Saturday, October 24, 2009

Pumpkins in the Rain

Once a year we journey out in the search of apples and pumpkins. Usually we end up paying some astronomical amount of money in the neighborhood of $25 for a single bag of apples just for the joy of being able to labor in the fields ourselves and pick them. Such is the life of the insufferable yuppie.

Since we had approximately three dozen apples from the farm share that I turned into apple sauce last weekend we opted to skip the apples this year and head straight for the pumpkins. It was fortunate that our new suburban life brings us in much closer range to the farms one needs for such activities.

Our first stop took us to Hilltop Hanover Farm. It just so happened that it was their last day of pick your own vegetables. It also happened to be pouring rain and located at the end of a muddy trail. The man at the farm was very nice and gave me a handful of tiny bags and a mud-crusted knife so that we could hack our selected vegetables out of the ground.

We couldn't help but notice that despite the listing on this website which has apparently remained unchanged since 1996 they did not have any pumpkins. This site has been our guide for the past five years and this was the first time it had failed us.
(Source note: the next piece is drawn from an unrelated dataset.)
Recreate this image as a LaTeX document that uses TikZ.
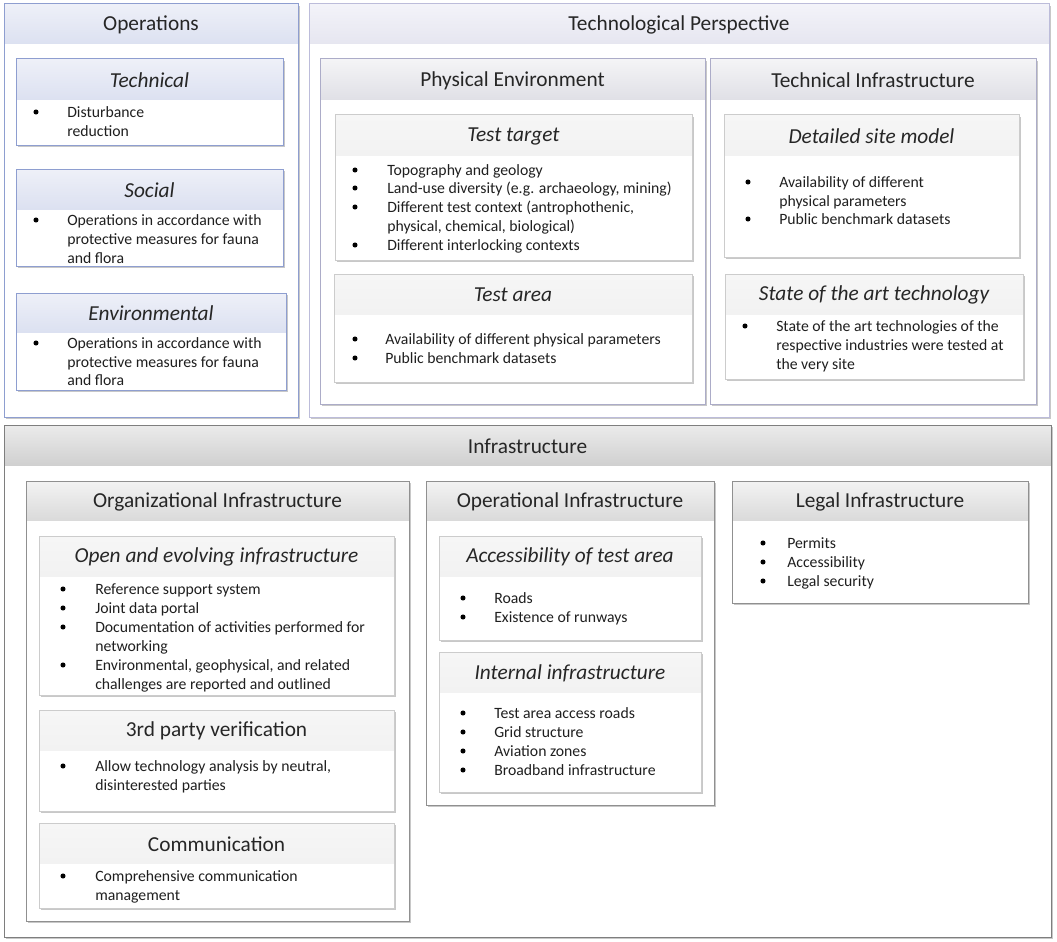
\documentclass[tikz,border=0pt]{standalone}
\usepackage{fontspec}
\setmainfont{Carlito}
\usetikzlibrary{calc}
\definecolor{opsL}{HTML}{8E9ED0}
\definecolor{opsT}{HTML}{EEF0F8}
\definecolor{opsB}{HTML}{DCE1F1}
\definecolor{tpL}{HTML}{BCBCDA}
\definecolor{tpT}{HTML}{F3F3F9}
\definecolor{tpB}{HTML}{E6E6F0}
\definecolor{tmL}{HTML}{ACACC8}
\definecolor{tmT}{HTML}{F4F4F6}
\definecolor{tmB}{HTML}{E0E0E6}
\definecolor{inL}{HTML}{CCCCCC}
\definecolor{inT}{HTML}{F6F6F6}
\definecolor{inB}{HTML}{F2F2F2}
\definecolor{ifL}{HTML}{7E7E7E}
\definecolor{ifT}{HTML}{EBEBEB}
\definecolor{ifB}{HTML}{D0D0D0}
\definecolor{imL}{HTML}{909090}
\definecolor{imT}{HTML}{F3F3F3}
\definecolor{imB}{HTML}{DADADA}
\definecolor{shd}{HTML}{C8C8C8}
\newcount\tcnt
\tikzset{
  x=0.75pt, y=-0.75pt,
  opsline/.style={draw=opsL, line width=0.75pt},
  opshead/.style={top color=opsT, bottom color=opsB},
  tpline/.style={draw=tpL, line width=0.75pt},
  tphead/.style={top color=tpT, bottom color=tpB},
  tmline/.style={draw=tmL, line width=0.75pt},
  tmhead/.style={top color=tmT, bottom color=tmB},
  inline/.style={draw=inL, line width=0.75pt},
  inhead/.style={top color=inT, bottom color=inB},
  ifline/.style={draw=ifL, line width=0.75pt},
  ifhead/.style={top color=ifT, bottom color=ifB},
  imline/.style={draw=imL, line width=0.75pt},
  imhead/.style={top color=imT, bottom color=imB},
  shadowbox/.style={fill=shd},
  title/.style={inner sep=0pt, font=\fontsize{16}{18}\selectfont, text=black!85},
  ititle/.style={title, font=\fontsize{16}{18}\selectfont\itshape},
  itemtxt/.style={inner sep=0pt, anchor=base west, font=\fontsize{11.8}{13}\selectfont, text=black!88},
  bul/.style={fill=black, circle, inner sep=0pt, minimum size=3.8pt},
}
% name, x1, y1, x2, y2, header height, kind, title style, title
\newcommand\pbox[9]{%
  \fill[shadowbox] (#2+2,#3+2) rectangle (#4+2,#5+2);
  \fill[white] (#2,#3) rectangle (#4,#5);
  \fill[#7head] (#2,#3) rectangle (#4,#3+#6);
  \draw[#7line] (#2,#3) rectangle (#4,#5);
  \node[#8] (#1) at ({(#2+#4)/2},{#3+#6/2+1}) {#9};
}
% bullet x, text x, y center, text
\newcommand\bitem[4]{%
  \global\advance\tcnt by 1
  \node[bul] (b\the\tcnt) at (#1,#3) {};
  \node[itemtxt] (t\the\tcnt) at (#2,#3+5.5) {#4};
}
\newcommand\litem[3]{%
  \global\advance\tcnt by 1
  \node[itemtxt] (t\the\tcnt) at (#1,#2+5.5) {#3};
}
\begin{document}
\begin{tikzpicture}
\useasboundingbox (0,0) rectangle (1057,942);
\fill[white] (0,0) rectangle (1057,942);

% ---------------- Operations
\pbox{ops}{4}{4}{298}{417}{40}{ops}{title}{Operations}
\pbox{technical}{16}{59}{283}{145}{41}{ops}{ititle}{Technical}
\bitem{36}{67}{112}{Disturbance}
\litem{67}{131}{reduction}
\pbox{social}{16}{169}{283}{266}{40}{ops}{ititle}{Social}
\bitem{36}{67}{220}{Operations in accordance with}
\litem{67}{239}{protective measures for fauna}
\litem{67}{258}{and flora}
\pbox{environmental}{16}{293}{286}{390}{39}{ops}{ititle}{Environmental}
\bitem{36}{67}{343}{Operations in accordance with}
\litem{67}{362}{protective measures for fauna}
\litem{67}{380}{and flora}

% ---------------- Technological Perspective
\pbox{techp}{309}{4}{1049}{417}{40}{tp}{title}{Technological Perspective}
\pbox{physenv}{320}{59}{705}{404}{41}{tm}{title}{Physical Environment}
\pbox{testtarget}{335}{115}{692}{260}{40}{in}{ititle}{Test target}
\bitem{355}{387}{170}{Topography and geology}
\bitem{355}{387}{188}{Land-use diversity (e.g. archaeology, mining)}
\bitem{355}{387}{207}{Different test context (antrophothenic,}
\litem{387}{226}{physical, chemical, biological)}
\bitem{355}{387}{245}{Different interlocking contexts}
\pbox{testarea}{334}{274}{692}{382}{40}{in}{ititle}{Test area}
\bitem{355}{385}{339}{Availability of different physical parameters}
\bitem{355}{385}{358}{Public benchmark datasets}

\pbox{techinf}{710}{59}{1036}{404}{41}{tm}{title}{Technical Infrastructure}
\pbox{sitemodel}{724}{115}{1019}{257}{40}{in}{ititle}{Detailed site model}
\bitem{748}{779}{182}{Availability of different}
\litem{779}{201}{physical parameters}
\bitem{748}{779}{219}{Public benchmark datasets}
\pbox{stateart}{725}{274}{1023}{379}{40}{in}{ititle}{State of the art technology}
\bitem{745}{776}{326}{State of the art technologies of the}
\litem{776}{345}{respective industries were tested at}
\litem{776}{364}{the very site}

% ---------------- Infrastructure
\pbox{infra}{4}{425}{1051}{937}{40}{if}{title}{Infrastructure}
\pbox{orginf}{26}{481}{409}{921}{39}{im}{title}{Organizational Infrastructure}
\pbox{openevo}{39}{536}{394}{695}{40}{in}{ititle}{Open and evolving infrastructure}
\bitem{63}{95}{589}{Reference support system}
\bitem{63}{95}{608}{Joint data portal}
\bitem{63}{95}{627}{Documentation of activities performed for}
\litem{95}{646}{networking}
\bitem{63}{95}{665}{Environmental, geophysical, and related}
\litem{95}{684}{challenges are reported and outlined}
\pbox{thirdparty}{39}{710}{394}{811}{40}{in}{title}{3rd party verification}
\bitem{63}{95}{766}{Allow technology analysis by neutral,}
\litem{95}{785}{disinterested parties}
\pbox{communication}{39}{823}{394}{908}{40}{in}{title}{Communication}
\bitem{63}{95}{876}{Comprehensive communication}
\litem{95}{895}{management}

\pbox{opinf}{426}{481}{714}{805}{39}{im}{title}{Operational Infrastructure}
\pbox{access}{439}{536}{701}{640}{40}{in}{ititle}{Accessibility of test area}
\bitem{463}{494}{598}{Roads}
\bitem{463}{494}{617}{Existence of runways}
\pbox{internal}{439}{652}{701}{792}{40}{in}{ititle}{Internal infrastructure}
\bitem{463}{494}{713}{Test area access roads}
\bitem{463}{494}{732}{Grid structure}
\bitem{463}{494}{751}{Aviation zones}
\bitem{463}{494}{770}{Broadband infrastructure}

\pbox{legal}{732}{481}{1028}{603}{39}{im}{title}{Legal Infrastructure}
\bitem{763}{787}{543}{Permits}
\bitem{763}{787}{562}{Accessibility}
\bitem{763}{787}{581}{Legal security}
\end{tikzpicture}
\end{document}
Our second stop wasn't actually a stop but a drive by Amawalk Farm which displayed a sign that read "Closed For The Season."

Our third stop took us to Muscoot Farm which, aside from having a silly name, was an amazing place with donkeys, pigs, chickens, roosters, and a ten-year-old boy who had the ability to talk to animals. They also had a huge pumpkin patch which was surrounded by a fence which was chained up and locked.

There was a barn-like building which claimed to be the area to pay for pumpkins with several loose pumpkins lying around. In desperation we left a $20 bill and took a large pumpkin and a sugar pumpkin for cooking.

After a late lunch at The Blue Dolphin Diner, which had been recommended by a friend and was pretty excellent, we stopped by Sgaglio's Marketplace to pick up some sweet Italian sausage for dinner. Let me just say that this market was pretty amazing. I wish I lived in Katonah to be able to frequent this market and possibly overdose on its rustic charm.

Once home we rung out our close, toweled ourselves dry, and took an hour long nap. After waking from the nap I was pretty sure my pneumonia had fully taken hold. Be that as it may I wasn't going to let that stop me from stuffing the hell out of a pumpkin

First we went through our bounty: from Hilltop Hannover Farms: fennel, chard, leeks, rutabaga, and mizuna. From Muscoot: one cooking pumpkin and one carving pumpkin.

You may recall that last year we made my mother's traditional Stuffed Pumpkin, a dish I am accustomed to eating this time of year.

This year I decided to try something a little different, mostly due to a lack of ground beef at home.

This year I stuffed the pumpkin with a stuffing made from onion, garlic, fennel, chard, sweet Italian sausage, cornbread, and sage. The result was pretty delicious. I felt a little guilty bastardizing my mother's recipe until I tasted the end result.

We'll see how impressed I am with myself after I also eat this stuffed pumpkin for the next six consecutive meals. Wish me luck.